■ **Material for this task**:

⟨

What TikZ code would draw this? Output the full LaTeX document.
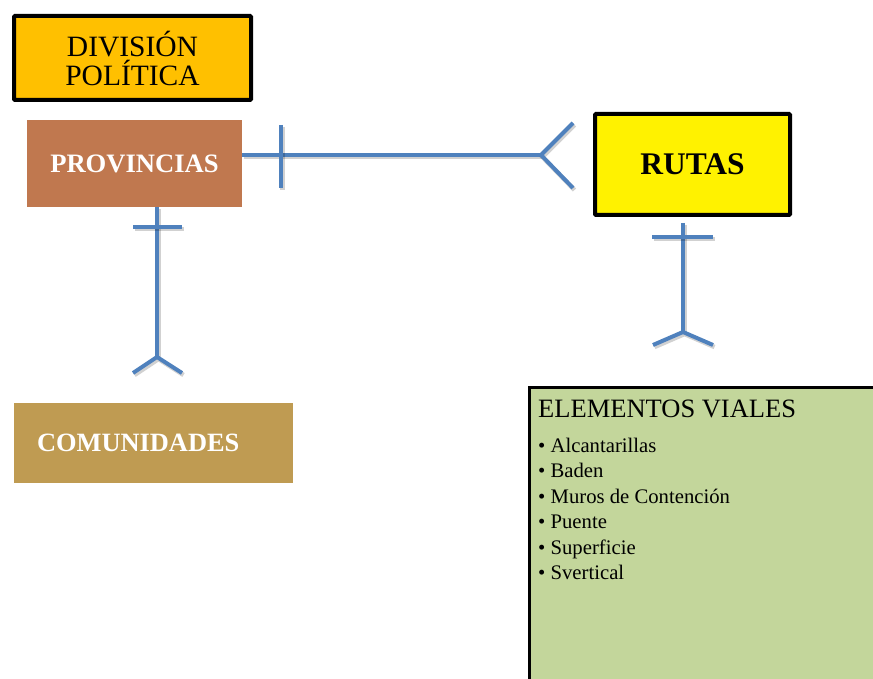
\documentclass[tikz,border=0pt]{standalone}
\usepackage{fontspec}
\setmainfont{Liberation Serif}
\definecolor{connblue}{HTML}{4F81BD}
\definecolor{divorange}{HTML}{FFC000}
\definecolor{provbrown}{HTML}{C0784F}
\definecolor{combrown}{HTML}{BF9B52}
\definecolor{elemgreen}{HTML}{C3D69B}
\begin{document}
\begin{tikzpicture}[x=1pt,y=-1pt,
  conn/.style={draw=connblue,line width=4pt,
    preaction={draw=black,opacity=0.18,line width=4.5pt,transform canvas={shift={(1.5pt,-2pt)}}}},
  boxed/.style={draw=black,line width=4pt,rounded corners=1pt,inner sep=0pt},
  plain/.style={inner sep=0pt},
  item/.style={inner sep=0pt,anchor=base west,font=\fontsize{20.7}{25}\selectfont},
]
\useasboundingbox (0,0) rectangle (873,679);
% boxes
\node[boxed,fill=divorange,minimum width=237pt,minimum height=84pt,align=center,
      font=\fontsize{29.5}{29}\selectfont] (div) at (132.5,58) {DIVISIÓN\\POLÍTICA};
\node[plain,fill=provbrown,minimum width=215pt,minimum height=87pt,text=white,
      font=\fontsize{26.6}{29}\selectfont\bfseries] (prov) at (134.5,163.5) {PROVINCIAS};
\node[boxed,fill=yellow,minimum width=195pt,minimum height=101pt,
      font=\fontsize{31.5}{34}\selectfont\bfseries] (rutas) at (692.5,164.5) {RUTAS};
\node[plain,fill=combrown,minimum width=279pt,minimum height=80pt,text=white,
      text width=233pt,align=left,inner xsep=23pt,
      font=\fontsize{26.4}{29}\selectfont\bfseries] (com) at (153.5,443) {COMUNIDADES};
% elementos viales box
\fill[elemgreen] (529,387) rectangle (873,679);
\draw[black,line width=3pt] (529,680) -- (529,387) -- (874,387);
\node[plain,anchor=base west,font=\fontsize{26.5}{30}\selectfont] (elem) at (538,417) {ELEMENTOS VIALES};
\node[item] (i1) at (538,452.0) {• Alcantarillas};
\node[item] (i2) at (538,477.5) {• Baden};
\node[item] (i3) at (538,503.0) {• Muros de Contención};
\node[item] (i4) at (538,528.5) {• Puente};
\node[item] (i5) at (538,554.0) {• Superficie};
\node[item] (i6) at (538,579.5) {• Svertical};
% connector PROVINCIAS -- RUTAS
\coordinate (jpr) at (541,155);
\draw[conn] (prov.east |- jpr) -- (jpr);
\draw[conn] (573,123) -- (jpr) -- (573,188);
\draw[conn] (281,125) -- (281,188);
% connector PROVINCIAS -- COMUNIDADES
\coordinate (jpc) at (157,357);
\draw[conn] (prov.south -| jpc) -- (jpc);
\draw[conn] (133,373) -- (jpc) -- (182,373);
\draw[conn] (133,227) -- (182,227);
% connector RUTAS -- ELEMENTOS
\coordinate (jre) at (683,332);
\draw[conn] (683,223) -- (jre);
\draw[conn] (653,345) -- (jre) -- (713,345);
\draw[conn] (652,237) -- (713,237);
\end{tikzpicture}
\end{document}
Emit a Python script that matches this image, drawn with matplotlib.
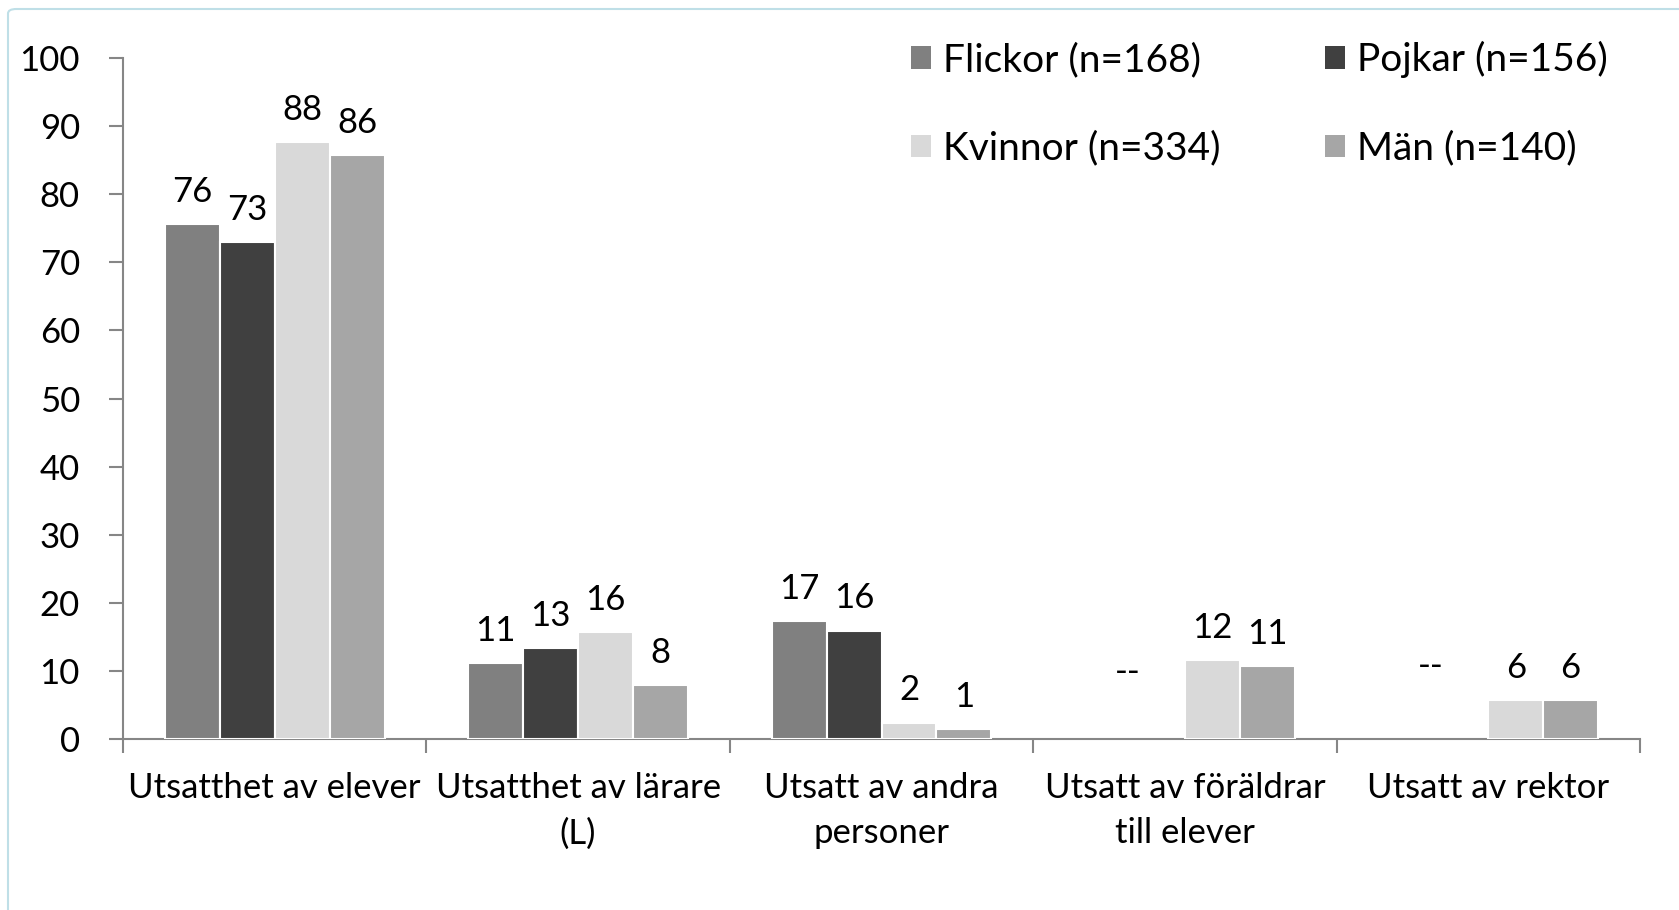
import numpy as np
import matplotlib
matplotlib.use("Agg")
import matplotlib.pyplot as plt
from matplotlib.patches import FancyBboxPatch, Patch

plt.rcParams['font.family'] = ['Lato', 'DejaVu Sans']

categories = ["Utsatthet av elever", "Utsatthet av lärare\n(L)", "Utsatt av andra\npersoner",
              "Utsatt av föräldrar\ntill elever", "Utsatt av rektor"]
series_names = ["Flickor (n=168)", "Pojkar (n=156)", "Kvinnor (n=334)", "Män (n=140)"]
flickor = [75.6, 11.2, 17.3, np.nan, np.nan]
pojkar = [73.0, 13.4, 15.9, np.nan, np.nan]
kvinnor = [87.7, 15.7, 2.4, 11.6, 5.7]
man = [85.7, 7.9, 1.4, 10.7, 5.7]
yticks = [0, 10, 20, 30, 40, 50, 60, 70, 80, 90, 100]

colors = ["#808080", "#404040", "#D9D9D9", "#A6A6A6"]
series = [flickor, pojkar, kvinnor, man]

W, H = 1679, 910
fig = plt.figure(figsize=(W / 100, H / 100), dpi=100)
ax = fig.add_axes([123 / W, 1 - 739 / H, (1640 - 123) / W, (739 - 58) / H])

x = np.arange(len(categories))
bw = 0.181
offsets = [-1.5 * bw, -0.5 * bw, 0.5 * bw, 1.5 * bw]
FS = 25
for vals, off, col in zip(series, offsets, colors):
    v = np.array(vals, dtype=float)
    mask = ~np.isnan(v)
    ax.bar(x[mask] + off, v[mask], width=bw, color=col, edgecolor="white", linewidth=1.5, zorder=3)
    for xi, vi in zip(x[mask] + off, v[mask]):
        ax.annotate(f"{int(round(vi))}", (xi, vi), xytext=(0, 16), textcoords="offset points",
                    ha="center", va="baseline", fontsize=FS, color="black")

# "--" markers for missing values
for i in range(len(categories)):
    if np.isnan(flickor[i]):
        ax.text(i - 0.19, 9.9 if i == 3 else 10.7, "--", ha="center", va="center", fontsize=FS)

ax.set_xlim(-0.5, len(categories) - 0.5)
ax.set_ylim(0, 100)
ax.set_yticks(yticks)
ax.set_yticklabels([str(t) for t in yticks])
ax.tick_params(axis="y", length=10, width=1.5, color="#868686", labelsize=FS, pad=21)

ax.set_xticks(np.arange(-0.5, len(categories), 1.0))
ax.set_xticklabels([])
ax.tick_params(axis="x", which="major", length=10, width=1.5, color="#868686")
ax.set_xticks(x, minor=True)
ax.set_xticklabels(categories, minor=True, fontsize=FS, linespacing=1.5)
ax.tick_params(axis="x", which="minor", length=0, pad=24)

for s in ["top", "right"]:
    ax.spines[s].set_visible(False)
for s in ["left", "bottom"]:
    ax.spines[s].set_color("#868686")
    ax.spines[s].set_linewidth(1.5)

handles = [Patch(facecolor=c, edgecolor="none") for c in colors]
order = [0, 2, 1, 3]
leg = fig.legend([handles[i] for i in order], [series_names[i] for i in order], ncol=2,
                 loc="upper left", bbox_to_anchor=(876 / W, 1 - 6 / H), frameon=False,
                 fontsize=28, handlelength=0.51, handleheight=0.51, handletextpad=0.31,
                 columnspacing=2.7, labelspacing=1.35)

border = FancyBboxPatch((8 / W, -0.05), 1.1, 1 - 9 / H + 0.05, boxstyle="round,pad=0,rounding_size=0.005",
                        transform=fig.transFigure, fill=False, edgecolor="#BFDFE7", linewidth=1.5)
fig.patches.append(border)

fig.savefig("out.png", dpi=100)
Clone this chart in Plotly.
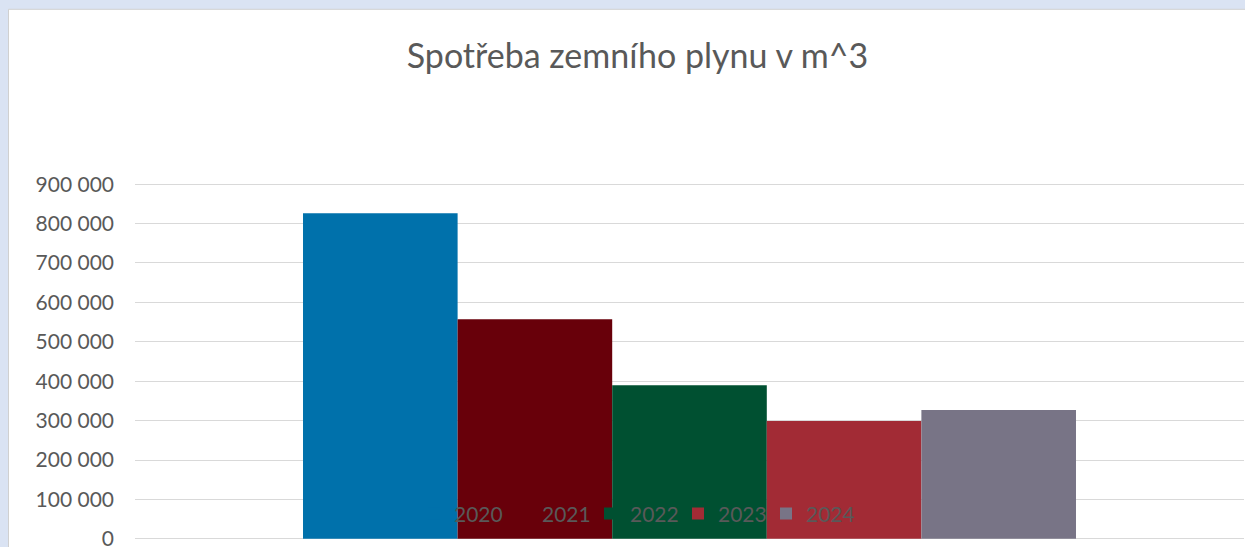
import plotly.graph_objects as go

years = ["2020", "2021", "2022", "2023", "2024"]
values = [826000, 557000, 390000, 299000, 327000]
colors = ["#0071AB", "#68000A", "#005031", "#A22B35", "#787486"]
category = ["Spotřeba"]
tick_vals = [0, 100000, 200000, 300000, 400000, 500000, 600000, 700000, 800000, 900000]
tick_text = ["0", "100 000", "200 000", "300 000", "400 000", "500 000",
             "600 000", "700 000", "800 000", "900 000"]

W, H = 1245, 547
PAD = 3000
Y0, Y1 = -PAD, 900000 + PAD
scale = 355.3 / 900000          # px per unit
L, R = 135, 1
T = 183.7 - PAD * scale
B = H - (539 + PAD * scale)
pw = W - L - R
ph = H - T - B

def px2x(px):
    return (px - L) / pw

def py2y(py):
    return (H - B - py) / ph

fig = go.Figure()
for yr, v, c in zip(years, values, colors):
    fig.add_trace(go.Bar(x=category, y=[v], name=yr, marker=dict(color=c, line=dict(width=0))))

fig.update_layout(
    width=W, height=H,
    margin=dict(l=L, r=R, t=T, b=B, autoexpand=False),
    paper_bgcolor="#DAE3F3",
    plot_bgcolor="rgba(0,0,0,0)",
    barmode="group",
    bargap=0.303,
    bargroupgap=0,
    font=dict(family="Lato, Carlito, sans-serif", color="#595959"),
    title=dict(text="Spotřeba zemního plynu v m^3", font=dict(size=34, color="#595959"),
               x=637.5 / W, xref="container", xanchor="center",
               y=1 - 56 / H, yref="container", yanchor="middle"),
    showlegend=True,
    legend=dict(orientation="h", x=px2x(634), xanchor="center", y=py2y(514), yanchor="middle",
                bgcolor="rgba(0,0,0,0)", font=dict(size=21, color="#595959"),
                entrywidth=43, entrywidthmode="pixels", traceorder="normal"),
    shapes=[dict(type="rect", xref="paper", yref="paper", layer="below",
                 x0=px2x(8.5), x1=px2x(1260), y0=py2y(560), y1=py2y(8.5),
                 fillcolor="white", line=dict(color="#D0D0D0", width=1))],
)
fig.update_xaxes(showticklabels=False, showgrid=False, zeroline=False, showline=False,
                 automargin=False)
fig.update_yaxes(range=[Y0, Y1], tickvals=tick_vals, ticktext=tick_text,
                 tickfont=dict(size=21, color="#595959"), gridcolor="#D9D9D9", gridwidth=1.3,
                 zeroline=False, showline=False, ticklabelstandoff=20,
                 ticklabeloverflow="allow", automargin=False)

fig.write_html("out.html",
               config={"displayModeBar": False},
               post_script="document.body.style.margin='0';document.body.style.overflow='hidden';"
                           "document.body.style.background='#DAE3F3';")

⟩

■ **What you should do**:
Look above for the line with "Clone this chart in Plotly." and the line with "import plotly.graph_objects as go"; set down those two lines and all lines between them exactly, without pictures and without anything else.

■ **Task output**:
Clone this chart in Plotly.
import plotly.graph_objects as go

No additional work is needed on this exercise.